Even if we swallow the diversification math whole, the building blocks are jiggly at best. Calculating a solid Sharpe ratio or expected returns needs a thick dossier of performance across all weather—booms, busts, the whole economic circus. Bitcoin’s got maybe 15 years of data, all squeezed into a one-of-a-kind equity bull market, an era of loose money printing, and crypto’s rise as a gamble factory. We’ve yet to see how it behaves in a full credit crunch, a deep recession, or a deflationary squeeze—scenarios that could flip its script entirely. Using this skimpy, biased history to forecast 30 years of retirement bliss? It’s actuarial malpractice, plain and simple. The error bars around those return estimates are so wide they encompass genuine capital loss—meaning your hard-earned savings could evaporate forever. As a fiduciary myself, I’ve pored over data tables late into the night, scrutinizing every asset in plans. With crypto, the uncertainties scream louder than the promises, and in the high-stakes game of old age, where one bad year can mean poverty, that unreliability is a deal-breaker we can’t afford to ignore.

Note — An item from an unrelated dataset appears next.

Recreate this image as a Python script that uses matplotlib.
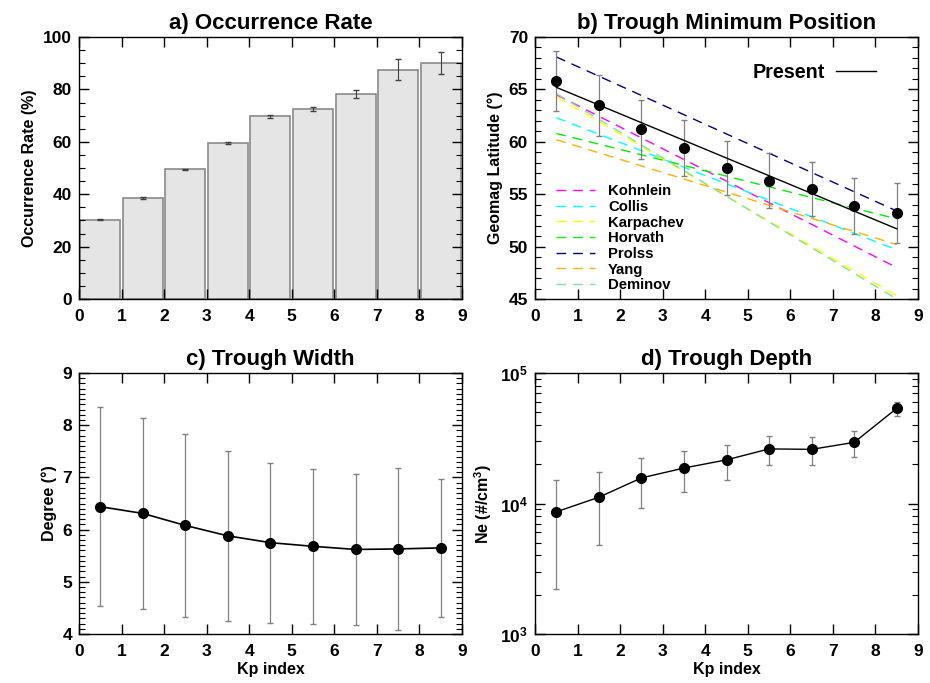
import numpy as np
import matplotlib
matplotlib.use('Agg')
import matplotlib.pyplot as plt
from matplotlib.ticker import MultipleLocator, FixedLocator, FuncFormatter, LogLocator, NullFormatter

plt.rcParams['font.family'] = ['Liberation Sans', 'DejaVu Sans']
plt.rcParams['font.weight'] = 'bold'
plt.rcParams['mathtext.fontset'] = 'custom'
plt.rcParams['mathtext.rm'] = 'Liberation Sans:bold'
plt.rcParams['mathtext.bf'] = 'Liberation Sans:bold'
plt.rcParams['mathtext.it'] = 'Liberation Sans:bold'

# Kp bins
kp = [0.5, 1.5, 2.5, 3.5, 4.5, 5.5, 6.5, 7.5, 8.5]

# a) occurrence rate (%)
occ = [30.3, 38.6, 49.6, 59.4, 69.7, 72.5, 78.4, 87.5, 90.0]
occ_err = [0.3, 0.3, 0.2, 0.4, 0.6, 0.9, 1.5, 4.0, 4.3]

# b) trough minimum position (geomag latitude)
lat = [65.8, 63.5, 61.2, 59.4, 57.5, 56.3, 55.5, 53.9, 53.2]
lat_err = [2.9, 2.9, 2.8, 2.7, 2.6, 2.6, 2.6, 2.65, 2.85]
present_fit = [65.2, 51.7]   # fit line at Kp 0.5 and 8.5

# model lines, value at Kp=0.5 and Kp=8.5
model_names = ['Kohnlein', 'Collis', 'Karpachev', 'Horvath', 'Prolss', 'Yang', 'Deminov']
model_start = [64.5, 62.3, 64.3, 60.8, 68.1, 60.2, 64.6]
model_end = [48.0, 49.7, 45.3, 52.65, 53.4, 50.2, 45.0]
model_colors = ['#ff00ff', '#00ffff', '#ffff00', '#00ee00', '#000080', '#ffb000', '#80e0a0']

# c) trough width (deg)
width = [6.44, 6.31, 6.08, 5.88, 5.75, 5.68, 5.62, 5.63, 5.65]
width_err = [1.9, 1.83, 1.75, 1.63, 1.53, 1.48, 1.45, 1.55, 1.32]

# d) trough depth (Ne)
ne = [8630, 11170, 15700, 18700, 21600, 26200, 26000, 29400, 53600]
ne_err = [6400, 6400, 6450, 6400, 6500, 6450, 6400, 6750, 6600]

fig = plt.figure(figsize=(9.3, 6.83), dpi=100)
ax_a = fig.add_axes([0.0849, 0.5622, 0.4119, 0.3836])
ax_b = fig.add_axes([0.5753, 0.5622, 0.4118, 0.3836])
ax_c = fig.add_axes([0.0849, 0.0717, 0.4119, 0.3822])
ax_d = fig.add_axes([0.5753, 0.0717, 0.4118, 0.3822])

tick_fs = 12.5
lab_fs = 11.5
title_fs = 16


def style_axes(ax):
    ax.tick_params(which='both', direction='in', top=True, right=True, labelsize=tick_fs)
    ax.tick_params(axis='x', pad=7)
    ax.tick_params(axis='y', pad=5)
    ax.tick_params(which='major', length=7, width=1)
    ax.tick_params(which='minor', length=4, width=0.8)
    for s in ax.spines.values():
        s.set_linewidth(1)
    ax.set_xlim(0, 9)
    ax.xaxis.set_major_locator(MultipleLocator(1))
    ax.xaxis.set_minor_locator(FixedLocator([]))


# a) Occurrence Rate
ax_a.bar(kp, occ, width=0.94, color='#e5e5e5', edgecolor='#8a8a8a', linewidth=1.2, zorder=1)
ax_a.errorbar(kp, occ, yerr=occ_err, fmt='none', ecolor='#404040', elinewidth=0.8, capsize=2.5, zorder=2)
ax_a.set_ylim(0, 100)
ax_a.yaxis.set_major_locator(MultipleLocator(20))
ax_a.yaxis.set_minor_locator(MultipleLocator(5))
style_axes(ax_a)
ax_a.set_ylabel('Occurrence Rate (%)', fontsize=lab_fs, fontweight='bold')
ax_a.set_title('a) Occurrence Rate', fontsize=title_fs, fontweight='bold', pad=6)

# b) Trough Minimum Position
model_handles = []
for name, y0, y1, col in zip(model_names, model_start, model_end, model_colors):
    ln, = ax_b.plot([kp[0], kp[-1]], [y0, y1], color=col, lw=1, dashes=(7, 5), label=name)
    model_handles.append(ln)
ax_b.errorbar(kp, lat, yerr=lat_err, fmt='none', ecolor='#808080', elinewidth=0.9, capsize=2.5, zorder=3)
present, = ax_b.plot([kp[0], kp[-1]], present_fit, color='black', lw=1, label='Present', zorder=3)
ax_b.plot(kp, lat, 'o', color='black', ms=7, zorder=4)
ax_b.set_ylim(45, 70)
ax_b.yaxis.set_major_locator(MultipleLocator(5))
ax_b.yaxis.set_minor_locator(MultipleLocator(1))
style_axes(ax_b)
ax_b.set_ylabel('Geomag Latitude (°)', fontsize=lab_fs, fontweight='bold')
ax_b.set_title('b) Trough Minimum Position', fontsize=title_fs, fontweight='bold', pad=6)

leg1 = ax_b.legend(handles=model_handles, loc='lower left', bbox_to_anchor=(0.02, -0.025),
                   frameon=False, handlelength=2.6, handletextpad=0.9,
                   labelspacing=0.11, prop={'weight': 'bold', 'size': 10.7})
ax_b.add_artist(leg1)
ax_b.legend(handles=[present], loc='center right', bbox_to_anchor=(0.89, 0.866), frameon=False,
            markerfirst=False, handlelength=2.0, handletextpad=0.6, borderpad=0, borderaxespad=0,
            prop={'weight': 'bold', 'size': 14.2})

# c) Trough Width
ax_c.errorbar(kp, width, yerr=width_err, fmt='none', ecolor='#808080', elinewidth=0.9, capsize=2.5, zorder=2)
ax_c.plot(kp, width, '-o', color='black', lw=1.2, ms=7, zorder=3)
ax_c.set_ylim(4, 9)
ax_c.yaxis.set_major_locator(MultipleLocator(1))
ax_c.yaxis.set_minor_locator(MultipleLocator(0.1))
style_axes(ax_c)
ax_c.set_ylabel('Degree (°)', fontsize=lab_fs, fontweight='bold')
ax_c.set_xlabel('Kp index', fontsize=lab_fs, fontweight='bold', labelpad=2)
ax_c.set_title('c) Trough Width', fontsize=title_fs, fontweight='bold', pad=6)

# d) Trough Depth
ax_d.errorbar(kp, ne, yerr=ne_err, fmt='none', ecolor='#808080', elinewidth=0.9, capsize=2.5, zorder=2)
ax_d.plot(kp, ne, '-o', color='black', lw=1.0, ms=7, zorder=3)
ax_d.set_yscale('log')
ax_d.set_ylim(1e3, 1e5)
ax_d.yaxis.set_major_locator(LogLocator(base=10, numticks=5))
ax_d.yaxis.set_minor_locator(LogLocator(base=10, subs=np.arange(2, 10), numticks=10))
ax_d.yaxis.set_minor_formatter(NullFormatter())
ax_d.yaxis.set_major_formatter(FuncFormatter(lambda v, p: r'$\mathbf{10^{%d}}$' % round(np.log10(v))))
style_axes(ax_d)
ax_d.set_ylabel(r'Ne (#/cm$^{\mathbf{3}}$)', fontsize=lab_fs, fontweight='bold')
ax_d.set_xlabel('Kp index', fontsize=lab_fs, fontweight='bold', labelpad=2)
ax_d.set_title('d) Trough Depth', fontsize=title_fs, fontweight='bold', pad=6)

fig.savefig('out.png', dpi=100)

Finally, let’s cut through the noise: this isn’t about hating crypto or playing partisan games. I’m all for broadening retirement access—heck, I cheered the Trump IRA executive order on April 30, 2026, because every worker deserves a crack at building wealth, no matter their job or zip code. That’s my north star: empowering people, not pitting them against markets or innovations. But asset choices? They’re sacred under ERISA, the law that binds fiduciaries to act like prudent stewards managing someone else’s future—not their own gains. The Trump DOL’s move rescinding warnings about crypto didn’t rewrite that sacred duty; it’s baked into statute, untouched. It just forced fiduciaries out of their comfort zone, making them dissect crypto’s chaos instead of waving it off. The FTX implosion, that $8 billion customer slaughter including stolen retirement funds, reminds us of the fraud, lousy custody, and risks customary in crypto—light-years from bonds or blue-chip stocks. And yet, here we are: ERISA’s oath is to the participants—the beleaguered worker, the vulnerable retiree—not to flashy trends or administrations. Until crypto passes the same rigorous evidence tests as every other retirement asset, with proven stress-test correlations, real inflation ties, and robust data to back long-term projections, it doesn’t belong. I’m for innovation, yes—but not at the expense of those counting on steady anchors in a turbulent sea. That’s why I’ll keep advocating: for smarter diversification that truly protects, for evidence over impulse, and for a retirement system where working folks come first, always. Because in the end, their security isn’t a gamble; it’s a right.